No entanto, o subsequente conflito militar entre Iéltsin e o Supremo Soviético resultou em diversas mortes. Eventualmente, o Soviete Supremo e o Congresso dos Sovietes, como órgãos do sistema político soviético obsoleto, foram dissolvidos. Em dezembro de 1993, os russos votaram em um referendo para a nova Constituição.
Tentativa de impeachment de 1999
A terceira – e mais famosa – tentativa de impeachment de Boris Iéltsin foi iniciada pelo Partido Comunista da Federação Russa em 1998. Os comunistas alegavam que o presidente havia cometido cinco grandes crimes políticos durante seu mandato.
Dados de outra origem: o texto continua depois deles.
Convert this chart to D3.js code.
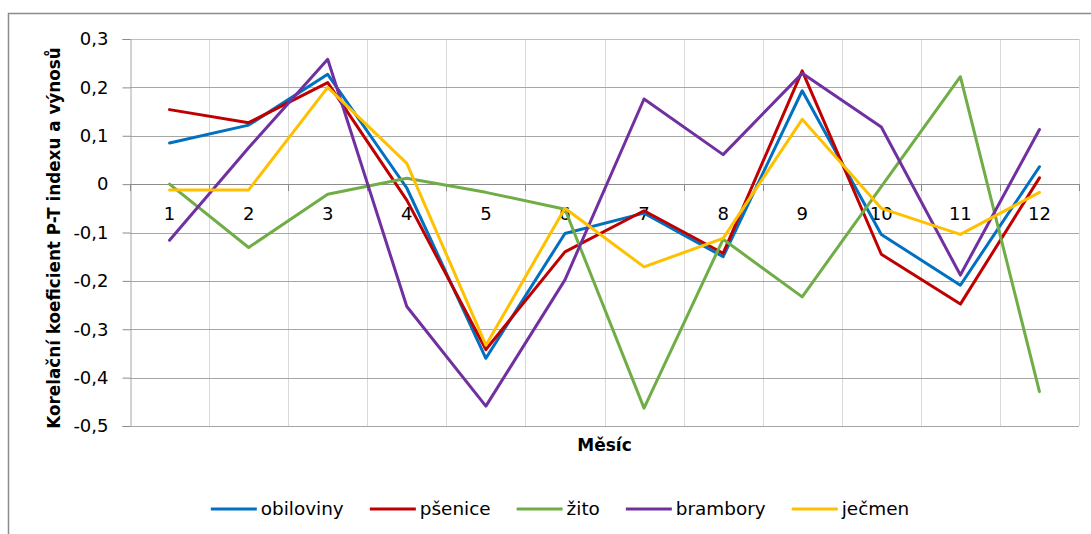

A primeira etapa do processo de impeachment foi a votação na Duma do Estado (a câmara baixa do Parlamento russo), com seus 450 deputados. Os membros da Duma deveriam votar separadamente em cada uma das cinco instâncias levantadas.
No entanto, nenhuma das acusações reuniu os 300 votos necessários para dar sequência ao processo de impeachment:
Colapso da União Soviética.Os comunistas diziam que a decisão de dissolver a URSS, aprovada e implementada por Iéltsin em 1991, reduziu drasticamente o poder econômico, militar e político da Rússia e de outras repúblicas soviéticas.
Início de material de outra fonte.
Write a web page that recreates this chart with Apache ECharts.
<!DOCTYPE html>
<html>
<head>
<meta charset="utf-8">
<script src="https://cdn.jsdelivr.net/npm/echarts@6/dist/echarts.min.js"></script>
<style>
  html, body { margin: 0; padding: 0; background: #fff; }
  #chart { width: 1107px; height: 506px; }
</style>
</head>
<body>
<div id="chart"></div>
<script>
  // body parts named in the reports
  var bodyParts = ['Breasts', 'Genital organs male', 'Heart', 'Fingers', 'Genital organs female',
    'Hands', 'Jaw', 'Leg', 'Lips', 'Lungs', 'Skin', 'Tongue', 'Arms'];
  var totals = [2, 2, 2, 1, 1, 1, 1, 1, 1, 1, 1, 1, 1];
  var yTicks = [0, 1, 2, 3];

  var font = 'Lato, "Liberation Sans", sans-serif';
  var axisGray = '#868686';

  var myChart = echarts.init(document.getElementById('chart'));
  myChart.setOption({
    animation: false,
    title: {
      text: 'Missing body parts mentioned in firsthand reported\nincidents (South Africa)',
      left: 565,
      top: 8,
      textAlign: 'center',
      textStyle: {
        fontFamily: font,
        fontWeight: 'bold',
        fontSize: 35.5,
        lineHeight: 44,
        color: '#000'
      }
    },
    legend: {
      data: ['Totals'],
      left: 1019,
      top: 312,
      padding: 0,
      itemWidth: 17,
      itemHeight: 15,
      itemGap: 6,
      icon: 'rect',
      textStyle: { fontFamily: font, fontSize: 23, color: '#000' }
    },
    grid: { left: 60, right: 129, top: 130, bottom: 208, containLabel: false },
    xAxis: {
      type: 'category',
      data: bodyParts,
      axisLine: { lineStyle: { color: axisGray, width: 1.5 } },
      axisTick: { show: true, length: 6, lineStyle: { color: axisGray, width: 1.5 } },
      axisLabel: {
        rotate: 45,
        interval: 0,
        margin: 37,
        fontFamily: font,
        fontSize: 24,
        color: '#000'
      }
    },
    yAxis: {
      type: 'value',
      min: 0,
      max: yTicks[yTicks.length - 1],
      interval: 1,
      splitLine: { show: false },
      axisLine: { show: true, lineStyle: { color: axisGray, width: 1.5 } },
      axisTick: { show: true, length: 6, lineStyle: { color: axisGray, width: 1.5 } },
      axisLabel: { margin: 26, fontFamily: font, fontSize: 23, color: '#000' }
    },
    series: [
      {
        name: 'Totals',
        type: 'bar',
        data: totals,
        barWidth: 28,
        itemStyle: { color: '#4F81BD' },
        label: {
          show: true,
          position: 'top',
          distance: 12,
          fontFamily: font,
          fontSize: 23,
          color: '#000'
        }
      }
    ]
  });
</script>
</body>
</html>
Recebeu 239 votos dos 450.
Crise constitucional de 1993.Os comunistas acreditavam que as ações de Iéltsin em 1993 (que levaram à primeira e à segunda tentativas de impeachment) eram inconstitucionais e se tratavam efetivamente de golpe de Estado. 263 votos dos 450.
Eclosão da guerra na Tchetchênia.O Partido Comunista justificava que a ordem de Iéltsin de iniciar uma ação militar na Tchetchênia em dezembro de 1994 foi um crime que ceifou a vida de várias pessoas. 283 dos 450 votos.
Enfraquecimento da Defesa do país.Segundo os comunistas, muitas das ações de Iéltsin (como reduzir despesas do Estado com o setor de Defesa, cortar o orçamento militar em geral e etc) visavam a destruir o sistema militar do país. 241 votos dos 450.
Genocídio do povo russo.Iéltsin seria, segundo o Partido Comunista, responsável pela diminuição da população russa de 1992 a 1998 e pela precariedade geral do país. 238 votos dos 450.
No fim das contas, nenhuma das acusações obteve votos suficientes para o impeachment seguir adiante. No entanto, no final de 1999, ficou claro que Iéltsin planejava deixar seu cargo e, em 31 de dezembro daquele mesmo, renunciou, surpreendendo a todos ao nomear Vladimir Putin como seu sucessor.